A value-based interview, therefore, will seek to establish whether your own ‘values’ coincide with those of the employer – and those who work there. The vast majority of organisations now tend to focus not so much on your ability to out-sell your competitors (internal and external), but more on how you might fit – and contribute – as an individual; or how your perceived behaviour might impact on others with whom you work or have contact. Consequently, the ‘Value-based interview’ is increasingly common and you should prepare accordingly.
Oscar Wilde once famously described a cynic as being “someone who knows the price of everything, and the value of nothing.” Wise words which, these days, (if you were being particularly vindictive) might be applied equally to the advertising or marketing sectors. However, these days companies and organisations are increasingly interested in your personal values – and how they may influence others.
Our values in life are formed first as children when we might expect to adhere to the general values of our parents. Then, as we grow older, we form our own values, often based on our specific life experiences - some of which may even run counter to those of our parents. However, they remain our values, we hold them dear and, most important, will direct our behaviour.

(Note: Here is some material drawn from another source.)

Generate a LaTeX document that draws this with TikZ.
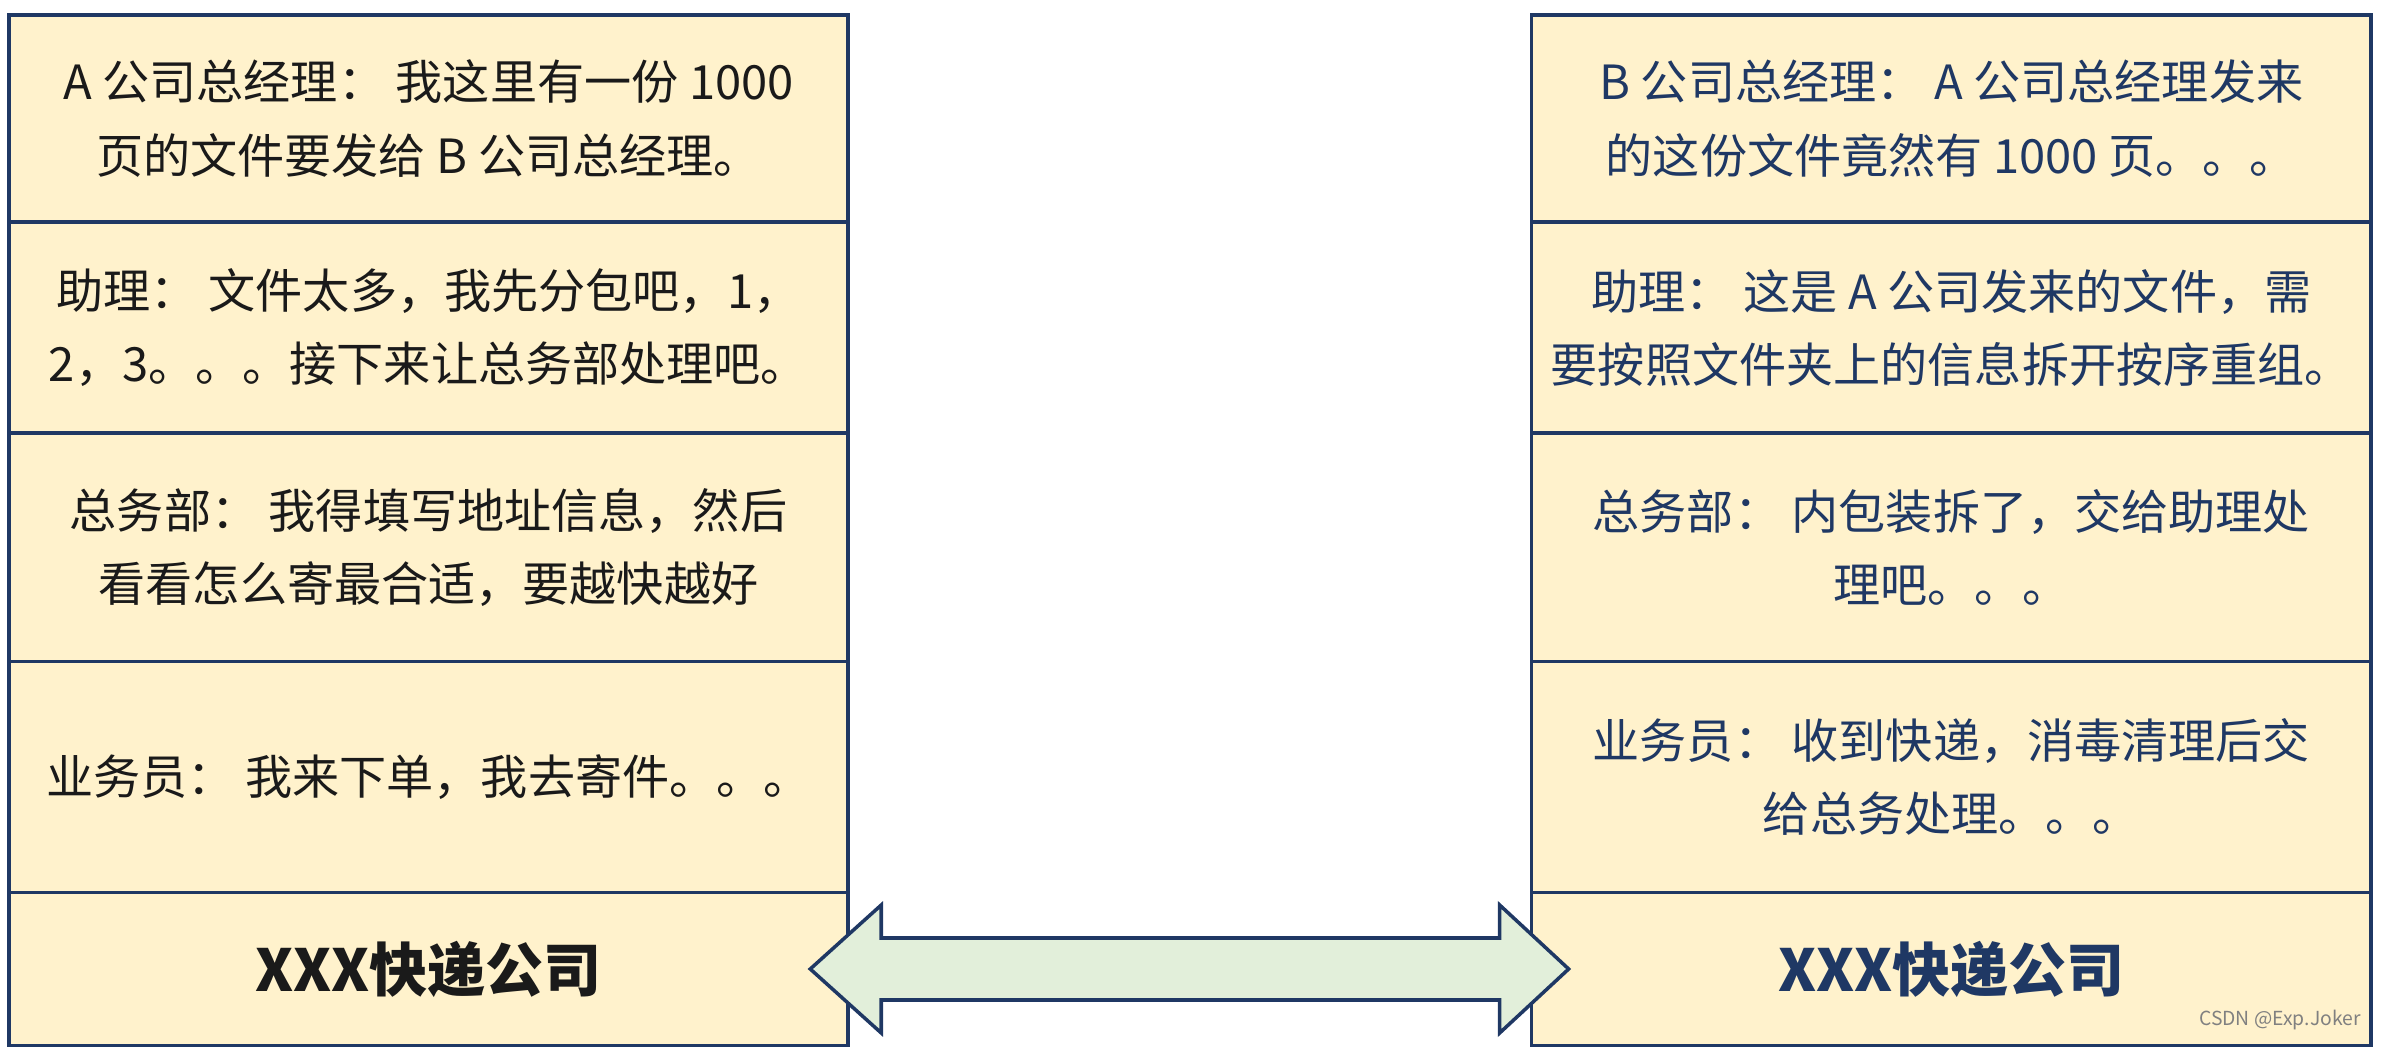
\documentclass[tikz,border=0pt]{standalone}
\usepackage{fontspec}
\setmainfont{Noto Sans CJK SC}
\usetikzlibrary{positioning,calc}
\definecolor{boxfill}{HTML}{FFF2CC}
\definecolor{navy}{HTML}{1F3864}
\definecolor{linkfill}{HTML}{E2EFDA}
\definecolor{ink}{HTML}{1A1A1A}
\tikzset{
  box/.style={rectangle, draw=navy, line width=1pt, fill=boxfill,
    minimum width=8.39cm, inner sep=0pt, outer sep=0pt, align=center,
    font=\fontsize{13.4pt}{20.8pt}\selectfont},
  send/.style={text=ink},
  recv/.style={text=navy},
  firm/.style={font=\fontsize{16.5pt}{20pt}\selectfont\bfseries},
  link/.style={draw=navy, line width=1pt, fill=linkfill, line join=miter}
}
\begin{document}
\begin{tikzpicture}[x=0.01cm,y=-0.01cm]
      \useasboundingbox (0,0) rectangle (2382,1055);
      \node[box, send, minimum height=2.07cm] (a1) at (428.5,118.5)
        {A 公司总经理： 我这里有一份 1000\\页的文件要发给 B 公司总经理。};
      \node[box, send, minimum height=2.11cm, below=0pt of a1] (a2)
        {助理： 文件太多，我先分包吧，1，\\2，3。。。接下来让总务部处理吧。};
      \node[box, send, minimum height=2.28cm, below=0pt of a2] (a3)
        {总务部： 我得填写地址信息，然后\\看看怎么寄最合适，要越快越好};
      \node[box, send, minimum height=2.31cm, below=0pt of a3] (a4)
        {业务员： 我来下单，我去寄件。。。};
      \node[box, send, firm, minimum height=1.53cm, below=0pt of a4] (a5)
        {XXX快递公司};
      \node[box, recv, minimum height=2.07cm, right=6.83cm of a1] (b1)
        {B 公司总经理： A 公司总经理发来\\的这份文件竟然有 1000 页。。。};
      \node[box, recv, minimum height=2.11cm, below=0pt of b1] (b2)
        {助理： 这是 A 公司发来的文件，需\\要按照文件夹上的信息拆开按序重组。};
      \node[box, recv, minimum height=2.28cm, below=0pt of b2] (b3)
        {总务部： 内包装拆了，交给助理处\\理吧。。。};
      \node[box, recv, minimum height=2.31cm, below=0pt of b3] (b4)
        {业务员： 收到快递，消毒清理后交\\给总务处理。。。};
      \node[box, recv, firm, minimum height=1.53cm, below=0pt of b4] (b5)
        {XXX快递公司};
      \coordinate (lt) at ($(a5.east)+(-38,0)$);
      \coordinate (rt) at ($(b5.west)+(37,0)$);
      \draw[link] (lt) -- ++(71,-64) -- ++(0,33) -- ($(rt)+(-69,-31)$)
        -- ++(0,-33) -- (rt) -- ++(-69,64) -- ++(0,-33)
        -- ($(lt)+(71,31)$) -- ++(0,33) -- cycle;
      \node[anchor=south east, text=gray, font=\fontsize{5.5pt}{6pt}\selectfont]
        (wm) at (2373,1042) {CSDN @Exp.Joker};
    \end{tikzpicture}
\end{document}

A value-based interview, therefore, will seek to establish whether your own ‘values’ coincide with those of the employer – and those who work there. The vast majority of organisations now tend to focus not so much on your ability to out-sell your competitors (internal and external), but more on how you might fit – and contribute – as an individual; or how your perceived behaviour might impact on others with whom you work or have contact. Consequently, the ‘Value-based interview’ is increasingly common, and you should prepare accordingly.
A value-based interview (vbi) sets a benchmark that’s so much higher than a straightforward competency-based one. The ‘cbi’ will investigate – often quite thoroughly – your past experiences and achievements as they relate to a specific role, whereas the vbi will investigate – equally thoroughly – you as a person. Ouch! But then totally understandable when you consider the criteria.
Just as people buy from people, so people have to work with people. The past 18 months has seen much of that face-to-face engagement eroded as we all experienced the effects of the pandemic, but then the values by which you live can be evidenced on a Zoom call. Why not?
The values we hold – whether they be: kindness to others; empathy (with their problems or issues); reliability; honesty; willingness to try new methods; calmness – can often point to one attribute: leadership. And being able to voice this fact as a basic principle during interview could be very powerful.
Like any interview a vbi calls for extensive preparation (what, exactly, are they looking for?), even to the point of identifying the credo by which they operate, which may include many aspects, from a moral code (oh yes) to basic beliefs. Consequently, knowing what these are before you even apply for the role allows you to become comfortable with it and the prospect of working for them.
If you know anyone within the company or organisation, it will do no harm to gently pick their brains over a coffee before the interview, and so prepare yourself for the interview itself. Establish how long the interview is likely to take: 30 minutes is fine; 90 minutes, however, can be something of a marathon and calls for much greater preparation. Again, if you can, speak to past interviewees (successful or otherwise – it doesn’t matter).
Finally, prepare for the “Tell me about a time when…” question. The forms these questions can take are limitless, but imagine answering, for example: “Tell me about a time when you gained the all-round acclamation of your team for how you handled a difficult situation.” You’d want to focus straight away on the personal values you brought to bear in addressing that issue, and how they led you to success. The more you can ‘answer’ these sort of questions in your mind beforehand, the easier you will find it to tackle the same sort of question at interview. Know. Your. Subject.
- The value-based interview (vbi) shares many of the characteristics of a competency-based one; “Tell me about a time when….”
- A vbi is potentially much more incisive, asking you to, essentially, ‘bare your soul’ to the interviewer.
- Your ability to succeed by ‘flexing your muscles’ is far less important than your ability to empathise and engage with your co-workers. And your interviewer.
- The vbi offers you the opportunity to demonstrate fully just how your (proven) values – as someone who can be trusted to perform either as a team member or leader – will coincide with their own established norms.